2. There is need for putting together comprehensive educational policies in general, and for technical and vocational training in particular. Such policies must take into consideration people’s skills and inclinations, and at the same time the overall needs of Yemen’s development process.
3. There is need for mobilizing funding for educational and training financing and investment, at the local and international levels.
Addressing those needs requires focus on the following priorities:
1. The establishment of a supreme council to plan manpower development whether in education in general or in technical/vocational training. Such a council should include in its membership private businesses and other relevant parties.
2. To revise employment and remuneration policies in order to encourage enrollment in technical and vocational training.
3. To re-structure the vocational/technical training program into a more wholesome pattern, and to provide adequate financing and other resources to increase its absorptive capacity through cooperation with Arab and international partners.
4. To put together flexible mechanisms to develop and change curricula to adapt to changing market needs and technological progress.
5. To develop information as relevant to market conditions and technical/vocational training.
6. To diversify types and patterns of vocational/technical training to meet localized economic needs.
7. To expand the role and participation of the private sector in planning and executing vocational and technical education and on the job training.
8. To develop the regulations and procedures of the National Fund for Financing Technical/Vocational Training to maximize returns.
9. To set up a promotional hierarchy in technical training compatible with the educational pyramid to encourage its members towards self-development.
10. To pay adequate attention to the teachers and trainers and to continue training them through periodic upgrading and by adjusting their remuneration.

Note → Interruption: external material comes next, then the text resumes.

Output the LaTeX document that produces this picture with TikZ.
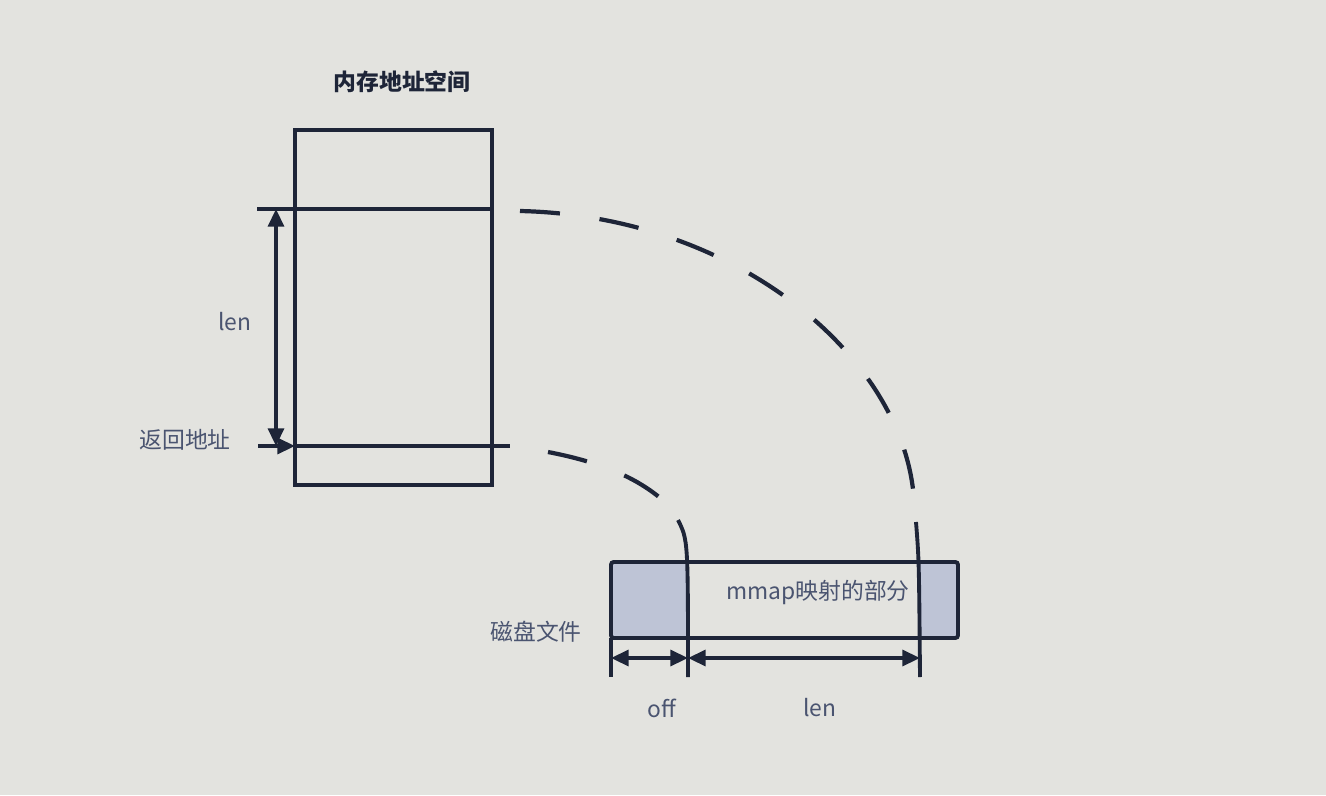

11. To initiate programs for training for employment of the private sector, as well as for small enterprises. Relations on small and medium scale enterprises and the institutions of vocational and training must be strengthened.
12. To prepare and execute a national plan to guide the students, trainees and their families, and those in search of employment.
13. To introduce a system that will allow trainees in vocational/technical training to continue with their education in the various educational opportunities.